== DATA SECTION ==
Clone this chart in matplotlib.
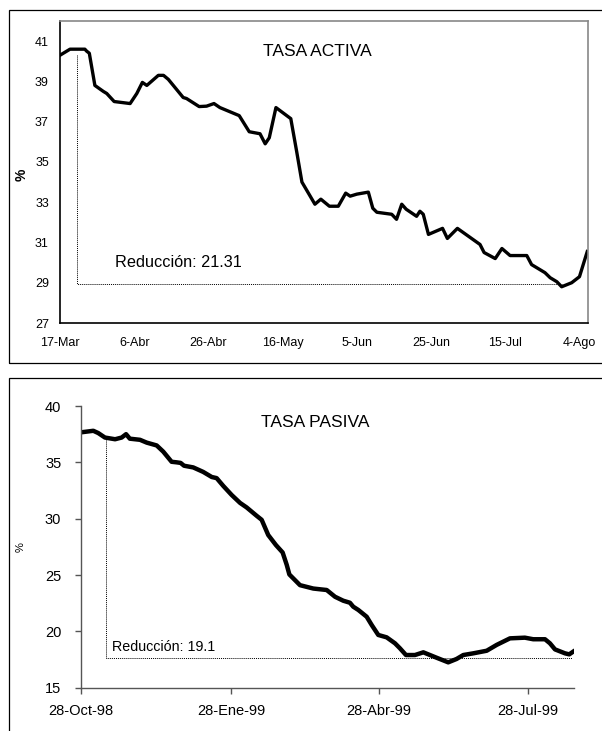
import numpy as np
import matplotlib
matplotlib.use('Agg')
import matplotlib.pyplot as plt
import matplotlib.dates as mdates
from matplotlib.patches import Rectangle

plt.rcParams['font.family'] = ['Liberation Sans', 'DejaVu Sans']

# Tasa activa: dias desde 17-Mar-1999 y valores (%)
activa_inicio = '1999-03-17'
activa_dias = [0, 2.7, 6.7, 7.2, 7.9, 9.4, 11.7, 12.6, 14.6, 18.9, 20.7, 22.2, 23.4,
               26.5, 27.9, 29.2, 33.2, 34.1, 37.5, 39.5, 41.5, 43.1, 48.3, 51, 53.9,
               55.3, 56.4, 58.2, 62.2, 63.8, 65.2, 68.7, 70.3, 72.6, 75, 77, 78.2, 80,
               83.1, 84.3, 85.4, 89.4, 90.7, 92.1, 93.3, 96.1, 97, 97.9, 99.3, 103.1,
               104.4, 107.1, 113.2, 114.3, 117.3, 119.1, 121.3, 125.8, 127.1, 130.7,
               132.1, 133.9, 135.2, 137.9, 140, 142.1]
activa_valores = [40.3, 40.6, 40.6, 40.5, 40.4, 38.8, 38.5, 38.4, 38.0, 37.9, 38.4, 38.95,
                  38.8, 39.3, 39.3, 39.1, 38.2, 38.15, 37.75, 37.77, 37.9, 37.7, 37.3,
                  36.5, 36.4, 35.9, 36.2, 37.7, 37.15, 35.5, 34.0, 32.9, 33.15, 32.8, 32.8,
                  33.45, 33.3, 33.4, 33.5, 32.7, 32.5, 32.4, 32.15, 32.9, 32.65, 32.3,
                  32.55, 32.4, 31.4, 31.7, 31.2, 31.7, 30.9, 30.5, 30.2, 30.7, 30.35,
                  30.35, 29.9, 29.5, 29.25, 29.05, 28.8, 29.0, 29.3, 30.55]
activa_ticks = ['17-Mar', '6-Abr', '26-Abr', '16-May', '5-Jun', '25-Jun', '15-Jul', '4-Ago']
activa_fin = 142.3
# linea de reduccion: dia, techo, piso, dia final
activa_red = [4.7, 40.3, 28.93, 135.2]

# Tasa pasiva: dias desde 28-Oct-1998 y valores (%)
pasiva_inicio = '1998-10-28'
pasiva_dias = [0, 7.7, 10.7, 14.8, 21, 25, 27.7, 30, 36.2, 40.3, 46.4, 50.4, 55.5, 58.6,
               61, 63.1, 68.7, 74.8, 80, 83, 87.1, 92.2, 97.3, 101.3, 107.4, 110.5, 114.5,
               119.2, 123.3, 125.8, 127.4, 129.8, 133.9, 142, 150.2, 155.3, 160.3, 164.4,
               166.4, 169.5, 174.6, 177.7, 181.7, 186.8, 191.9, 194.9, 198.6, 204.1,
               209.2, 217.3, 224.4, 229.5, 233.6, 239.7, 247.9, 254, 262.1, 271.2, 276.3,
               283.5, 286.5, 289.6, 295.7, 298.3, 300.7]
pasiva_valores = [37.66, 37.8, 37.6, 37.2, 37.05, 37.2, 37.5, 37.1, 37.0, 36.75, 36.5,
                  35.95, 35.05, 35.0, 34.95, 34.7, 34.55, 34.15, 33.7, 33.6, 32.9, 32.1,
                  31.4, 31.0, 30.26, 29.9, 28.55, 27.66, 27.0, 25.9, 25.05, 24.7, 24.1,
                  23.8, 23.67, 23.07, 22.72, 22.54, 22.19, 21.9, 21.3, 20.56, 19.68, 19.47,
                  18.94, 18.5, 17.9, 17.9, 18.14, 17.66, 17.25, 17.55, 17.9, 18.05, 18.28,
                  18.8, 19.38, 19.44, 19.3, 19.3, 18.94, 18.4, 18.05, 17.96, 18.2]
pasiva_tick_fechas = ['1998-10-28', '1999-01-28', '1999-04-28', '1999-07-28']
pasiva_ticks = ['28-Oct-98', '28-Ene-99', '28-Abr-99', '28-Jul-99']
pasiva_fin = 301.2
pasiva_red = [15.3, 37.0, 17.66, 300.0]

W, H = 602, 731
fig = plt.figure(figsize=(W / 100, H / 100), dpi=100)

# Marcos exteriores
fig.patches.append(Rectangle((9 / W, 1 - 363 / H), 1.0, (363 - 10) / H,
                             transform=fig.transFigure, fill=False, lw=0.9,
                             edgecolor='black', clip_on=False))
fig.patches.append(Rectangle((9 / W, -0.1), 1.0, 0.1 + 1 - 378 / H,
                             transform=fig.transFigure, fill=False, lw=0.9,
                             edgecolor='black', clip_on=False))

# ---- TASA ACTIVA ----
t0 = mdates.datestr2num(activa_inicio)
ax1 = fig.add_axes([60 / W, 1 - 323 / H, 528 / W, 302 / H])
ax1.plot(t0 + np.array(activa_dias), activa_valores, color='black', lw=2.4,
         solid_joinstyle='round')
d, top, bot, fin = activa_red
ax1.plot([t0 + d, t0 + d, t0 + fin], [top, bot, bot], color='black', lw=0.7,
         linestyle=(0, (1, 1)))
ax1.set_xlim(t0, t0 + activa_fin)
ax1.set_ylim(27, 42)
ax1.set_yticks(np.arange(27, 42, 2))
ax1.set_xticks(t0 + np.arange(len(activa_ticks)) * 20)
ax1.set_xticklabels(activa_ticks)
ax1.tick_params(axis='both', length=0, labelsize=9)
ax1.tick_params(axis='x', pad=10)
ax1.tick_params(axis='y', pad=8)
for s in ['top', 'right']:
    ax1.spines[s].set_color('#888888')
    ax1.spines[s].set_linewidth(1.2)
for s in ['left', 'bottom']:
    ax1.spines[s].set_color('black')
    ax1.spines[s].set_linewidth(1.2)
ax1.text(t0 + 69.3, 40.25, 'TASA ACTIVA', fontsize=12.5, ha='center', va='baseline')
ax1.text(t0 + 14.8, 29.8, 'Reducción: 21.31', fontsize=11.7, ha='left', va='baseline')
fig.text(21.5 / W, 1 - 175 / H, '%', rotation=90, fontsize=10, fontweight='bold',
         ha='center', va='center')

# ---- TASA PASIVA ----
p0 = mdates.datestr2num(pasiva_inicio)
ax2 = fig.add_axes([80.7 / W, 1 - 687.7 / H, 493.3 / W, 281.7 / H])
ax2.plot(p0 + np.array(pasiva_dias), pasiva_valores, color='black', lw=3.2,
         solid_joinstyle='round')
d, top, bot, fin = pasiva_red
ax2.plot([p0 + d, p0 + d, p0 + fin], [top, bot, bot], color='black', lw=0.7,
         linestyle=(0, (1, 1)))
ax2.set_xlim(p0, p0 + pasiva_fin)
ax2.set_ylim(15, 40)
ax2.set_yticks(np.arange(15, 41, 5))
ax2.set_xticks([mdates.datestr2num(f) for f in pasiva_tick_fechas])
ax2.set_xticklabels(pasiva_ticks)
ax2.tick_params(axis='both', length=4, width=1, color='#555555', labelsize=10.5,
                direction='out')
ax2.tick_params(axis='x', pad=8)
ax2.tick_params(axis='y', pad=10)
ax2.spines['top'].set_visible(False)
ax2.spines['right'].set_visible(False)
for s in ['left', 'bottom']:
    ax2.spines[s].set_color('#555555')
    ax2.spines[s].set_linewidth(1)
ax2.text(p0 + 143, 38.5, 'TASA PASIVA', fontsize=12.5, ha='center', va='center')
ax2.text(p0 + 19.1, 18.3, 'Reducción: 19.1', fontsize=10.3, ha='left', va='baseline')
fig.text(21 / W, 1 - 547 / H, '%', rotation=90, fontsize=8, ha='center', va='center')

fig.savefig('out.png', dpi=100)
===
From the first line above down to the line with "plt.rcParams['font.family'] = ['Liberation", reproduce every line and no others, omitting pictures.

Clone this chart in matplotlib.
import numpy as np
import matplotlib
matplotlib.use('Agg')
import matplotlib.pyplot as plt
import matplotlib.dates as mdates
from matplotlib.patches import Rectangle

plt.rcParams['font.family'] = ['Liberation Sans', 'DejaVu Sans']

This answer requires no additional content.